- The Washington Times - Thursday, June 17, 2021

Fears of being “associated with Trump” kept scientists from speaking out about a possible lab leak from the Wuhan Institute of Virology in 2020, according to at least one researcher now calling for a probe into the possibility.

Alina Chan, a postdoctoral associate at the Broad Institute of MIT and Harvard University, admitted to staying mum this week while speaking to NBC News about COVID-19’s origins.

“At the time, it was scarier to be associated with Trump and to become a tool for racists, so people didn’t want to publicly call for an investigation into lab origins,” she said Wednesday.

Ms. Chan was among the 18 scientists who last month called for a more thorough investigation of the “lab-leak hypothesis” in an open letter published in the prestigious journal Science.

Former President Trump was blasted by pundits throughout the pandemic as a racist for repeatedly spotlighting the contagion’s origins.



Similarly, social media giants banned or suppressed talk about the possibility that the virus came from the Wuhan Institute, whether released deliberately or accidentally, labeling it a conspiracy theory.

Ms. Chan acknowledged that the lab-leak hypothesis is unproven, but said clear-cut proof can’t be the standard.

“I know a lot of people want to have a smoking gun,” Ms. Chan said. “It’s more like breadcrumbs everywhere, and they’re not always leading in one direction. It’s like the whole floor is covered in breadcrumbs.”

Dr. Robert Redfield, the former director of the Centers for Disease Control and Prevention, told CNN in March that evidence he’s seen highly suggests a lab leak.

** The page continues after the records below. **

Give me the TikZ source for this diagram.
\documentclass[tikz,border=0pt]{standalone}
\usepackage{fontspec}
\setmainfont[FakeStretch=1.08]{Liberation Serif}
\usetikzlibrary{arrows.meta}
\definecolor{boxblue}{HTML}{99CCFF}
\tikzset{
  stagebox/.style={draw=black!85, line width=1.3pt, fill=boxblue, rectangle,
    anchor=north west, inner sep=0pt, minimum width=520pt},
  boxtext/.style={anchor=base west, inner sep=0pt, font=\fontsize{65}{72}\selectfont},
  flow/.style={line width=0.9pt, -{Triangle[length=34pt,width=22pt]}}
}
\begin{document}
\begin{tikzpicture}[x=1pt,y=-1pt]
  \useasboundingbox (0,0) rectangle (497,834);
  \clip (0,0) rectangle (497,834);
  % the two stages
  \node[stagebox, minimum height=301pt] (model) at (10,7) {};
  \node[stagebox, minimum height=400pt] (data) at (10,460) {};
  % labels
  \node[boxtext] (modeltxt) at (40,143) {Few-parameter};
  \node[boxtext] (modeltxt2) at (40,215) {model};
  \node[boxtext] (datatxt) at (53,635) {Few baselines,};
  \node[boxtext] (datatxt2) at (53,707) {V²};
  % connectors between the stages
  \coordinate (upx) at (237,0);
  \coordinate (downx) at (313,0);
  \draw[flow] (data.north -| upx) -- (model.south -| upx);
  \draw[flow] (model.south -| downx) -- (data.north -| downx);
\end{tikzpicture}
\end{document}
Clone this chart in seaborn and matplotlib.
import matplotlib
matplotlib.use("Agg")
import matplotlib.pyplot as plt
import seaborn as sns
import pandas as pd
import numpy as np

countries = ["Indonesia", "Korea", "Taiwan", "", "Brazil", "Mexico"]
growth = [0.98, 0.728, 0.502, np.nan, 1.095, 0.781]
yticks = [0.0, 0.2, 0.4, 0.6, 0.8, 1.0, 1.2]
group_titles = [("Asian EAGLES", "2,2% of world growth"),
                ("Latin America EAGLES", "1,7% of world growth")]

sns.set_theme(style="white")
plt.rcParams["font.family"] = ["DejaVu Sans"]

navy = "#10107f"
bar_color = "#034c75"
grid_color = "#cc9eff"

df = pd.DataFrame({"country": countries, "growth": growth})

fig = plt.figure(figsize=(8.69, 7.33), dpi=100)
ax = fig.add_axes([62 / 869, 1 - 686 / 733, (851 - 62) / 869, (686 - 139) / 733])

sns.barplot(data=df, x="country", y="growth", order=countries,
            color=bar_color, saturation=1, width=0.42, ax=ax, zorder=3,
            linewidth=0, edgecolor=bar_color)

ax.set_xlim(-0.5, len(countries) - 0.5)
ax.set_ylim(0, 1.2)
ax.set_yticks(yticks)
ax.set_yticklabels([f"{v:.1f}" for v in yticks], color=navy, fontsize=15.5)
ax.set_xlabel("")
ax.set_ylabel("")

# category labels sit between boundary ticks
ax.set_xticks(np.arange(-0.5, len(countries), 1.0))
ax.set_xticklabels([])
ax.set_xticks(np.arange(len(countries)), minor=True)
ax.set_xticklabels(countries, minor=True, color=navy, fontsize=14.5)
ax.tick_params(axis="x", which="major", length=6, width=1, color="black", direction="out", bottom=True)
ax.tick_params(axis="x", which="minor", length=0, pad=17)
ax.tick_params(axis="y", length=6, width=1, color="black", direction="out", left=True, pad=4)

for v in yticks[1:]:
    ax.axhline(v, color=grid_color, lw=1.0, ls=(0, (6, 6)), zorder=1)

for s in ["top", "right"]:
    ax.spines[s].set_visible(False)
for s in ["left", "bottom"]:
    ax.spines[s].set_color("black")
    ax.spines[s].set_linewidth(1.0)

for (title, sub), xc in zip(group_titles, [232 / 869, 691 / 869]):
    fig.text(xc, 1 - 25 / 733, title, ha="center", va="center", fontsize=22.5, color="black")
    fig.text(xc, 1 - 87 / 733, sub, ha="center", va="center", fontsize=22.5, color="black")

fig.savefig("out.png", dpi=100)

“That’s not implying any intentionality [on China‘s part], you know?” he told the network. “It’s my opinion, all right? But I am a virologist. I have spent my life in virology. I do not believe this somehow came from a bat to a human and, at that moment in time, the virus that came to the human became one of the most infectious viruses that we know in humanity for human-to-human transmission.”